Open Your Bible
Mark 6:1-3, Mark 3:20-21, John 7:1-5, 1 Corinthians 15:3-7, Acts 15:1-21, James 1:1, James 1:19-27
Growing up, my family teased my brother about how he should run for president. He had the brains and the vision, and we even created a fun Facebook page with a 2028 campaign that gained a decent following of friends. He used to laugh it off and roll his eyes every time a ghost writer posted an update, while never actually denying the fact that he would make a good candidate. I’m still holding out that our playful digital campaign efforts sweep the house in 2028. Can you imagine if one day your brother became president?
Even more so, can you imagine if your brother claimed to be the Messiah? I mean, I love my brother more than anything, but that’s on a whole other level. A bold move like that would no doubt give me serious cause for concern. Even if I were familiar with Old Testament prophecies and could vouch for the integrity of my sibling, I would have all sorts of questions, namely: Of all the people out there, how could the Messiah be my brother?

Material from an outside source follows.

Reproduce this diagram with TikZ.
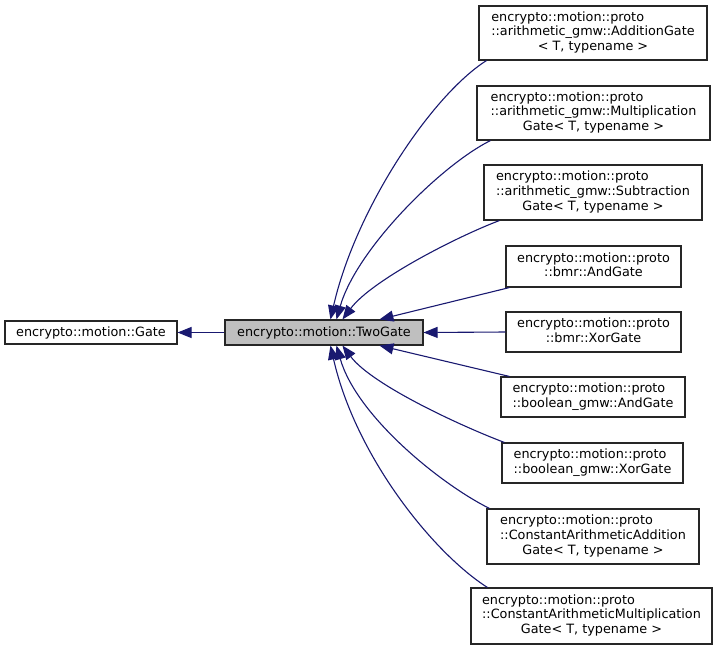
\documentclass[tikz,border=0pt]{standalone}
\usepackage{fontspec}
\setmainfont{DejaVu Sans}
\usepackage{xcolor}
\usepackage{tikz}
\usetikzlibrary{arrows.meta}

\definecolor{midnight}{RGB}{25,25,112}
\newcommand{\lastrow}[1]{\multicolumn{1}{@{}c@{}}{#1}}
\renewcommand{\arraystretch}{1}

\begin{document}
\begin{tikzpicture}[x=1pt, y=-1pt,
							every node/.style={draw=black!85,line width=1.1pt,inner sep=0pt,
								font=\fontsize{12.8}{14.7}\selectfont},
							base/.style={fill=white},
							current/.style={fill=black!25},
							inherit/.style={draw=midnight,line width=1.1pt,
								-{Triangle[length=14pt,width=11pt]}}]
			\useasboundingbox (0,0) rectangle (721,649);
			% the two upper classes
			\node[base, minimum width=172pt, minimum height=23pt] (gate) at (91,332.5) {encrypto::motion::Gate};
			\node[current, minimum width=198pt, minimum height=25pt] (twogate) at (324,332.5) {encrypto::motion::TwoGate};
			% derived gates
			\node[base, minimum width=228pt, minimum height=54pt] (add) at (593,33)
				{\begin{tabular}{@{}l@{}}encrypto::motion::proto\\::arithmetic\_gmw::AdditionGate\\\lastrow{< T, typename >}\end{tabular}};
			\node[base, minimum width=233pt, minimum height=54pt] (mul) at (593.5,113)
				{\begin{tabular}{@{}l@{}}encrypto::motion::proto\\::arithmetic\_gmw::Multiplication\\\lastrow{Gate< T, typename >}\end{tabular}};
			\node[base, minimum width=218pt, minimum height=55pt] (sub) at (593,192.5)
				{\begin{tabular}{@{}l@{}}encrypto::motion::proto\\::arithmetic\_gmw::Subtraction\\\lastrow{Gate< T, typename >}\end{tabular}};
			\node[base, minimum width=175pt, minimum height=41pt] (bmrand) at (593.5,266.5)
				{\begin{tabular}{@{}l@{}}encrypto::motion::proto\\\lastrow{::bmr::AndGate}\end{tabular}};
			\node[base, minimum width=175pt, minimum height=40pt] (bmrxor) at (593.5,332)
				{\begin{tabular}{@{}l@{}}encrypto::motion::proto\\\lastrow{::bmr::XorGate}\end{tabular}};
			\node[base, minimum width=184pt, minimum height=40pt] (booland) at (593,397)
				{\begin{tabular}{@{}l@{}}encrypto::motion::proto\\\lastrow{::boolean\_gmw::AndGate}\end{tabular}};
			\node[base, minimum width=181pt, minimum height=40pt] (boolxor) at (592.5,463)
				{\begin{tabular}{@{}l@{}}encrypto::motion::proto\\\lastrow{::boolean\_gmw::XorGate}\end{tabular}};
			\node[base, minimum width=212pt, minimum height=55pt] (cadd) at (593,536.5)
				{\begin{tabular}{@{}l@{}}encrypto::motion::proto\\::ConstantArithmeticAddition\\\lastrow{Gate< T, typename >}\end{tabular}};
			\node[base, minimum width=241pt, minimum height=56pt] (cmul) at (591.5,616)
				{\begin{tabular}{@{}l@{}}encrypto::motion::proto\\::ConstantArithmeticMultiplication\\\lastrow{Gate< T, typename >}\end{tabular}};
			% inheritance
			\draw[inherit] (twogate.west) -- (gate.east);
			\draw[inherit] ([xshift=8pt]add.south west) .. controls +(-55,35) and +(25,-110) .. ([xshift=106pt]twogate.north west);
			\draw[inherit] ([xshift=14pt]mul.south west) .. controls +(-50,25) and +(20,-70) .. ([xshift=112pt]twogate.north west);
			\draw[inherit] ([xshift=16pt]sub.south west) .. controls +(-40,15) and +(30,-40) .. ([xshift=118pt]twogate.north west);
			\draw[inherit] ([xshift=4pt]bmrand.south west) -- ([xshift=155pt]twogate.north west);
			\draw[inherit] (bmrxor.west) -- (twogate.east);
			\draw[inherit] ([xshift=9pt]booland.north west) -- ([xshift=155pt]twogate.south west);
			\draw[inherit] ([xshift=3pt]boolxor.north west) .. controls +(-40,-15) and +(30,40) .. ([xshift=118pt]twogate.south west);
			\draw[inherit] ([xshift=3pt]cadd.north west) .. controls +(-50,-25) and +(20,70) .. ([xshift=112pt]twogate.south west);
			\draw[inherit] ([xshift=17pt]cmul.north west) .. controls +(-55,-35) and +(25,110) .. ([xshift=106pt]twogate.south west);
		\end{tikzpicture}
\end{document}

I imagine that James, the brother of Jesus, wrestled with a question like this. We aren’t given a substantive origin story for James all in one place, so we have to weave together a few distinct verses like a patchwork quilt to gain a glimpse of the life of this man. We’re told that Jesus had four brothers: James, Joses, Judas, and Simon, and at least two sisters (Mark 6:2–3). We know that, after watching his brother attract a following in the synagogues while simultaneously offending the Nazarene crowds, Jesus’s family declared Him to be “out of his mind” and tried to restrain Him (Mark 3:20–21). We know that James and his brothers mocked Jesus, and didn’t believe in Him during His earthly ministry (John 7:1–5).
But then something happens. After His resurrection, Jesus appeared to James (1Corinthians 15:6–7). While Scripture doesn’t give us specific details about this story, it’s evident that at some point after the resurrection, James became a convert and disciple of Jesus. I imagine that after experiencing the trauma of having a brother crucified and buried, you start to listen to what He has to say after His lungs are filled with life again.
James became a leader of the church in Jerusalem (Acts 15:13–29; Galatians 1:18–19). He wrote the book of James—and in it, he says, “Everyone should be quick to listen, slow to speak, and slow to anger” (James 1:19). More than any other New Testament book, the teachings that fill these pages mirror the teachings of Jesus and His signature Sermon on the Mount (Matthew 5–7). And it makes sense that Jesus would have influenced James’s communication and storytelling techniques. They were brothers, after all.
Before Jesus’s death, James didn’t understand Jesus and His ministry. But after bearing witness to His sacrificial death and resurrection, he was changed forever.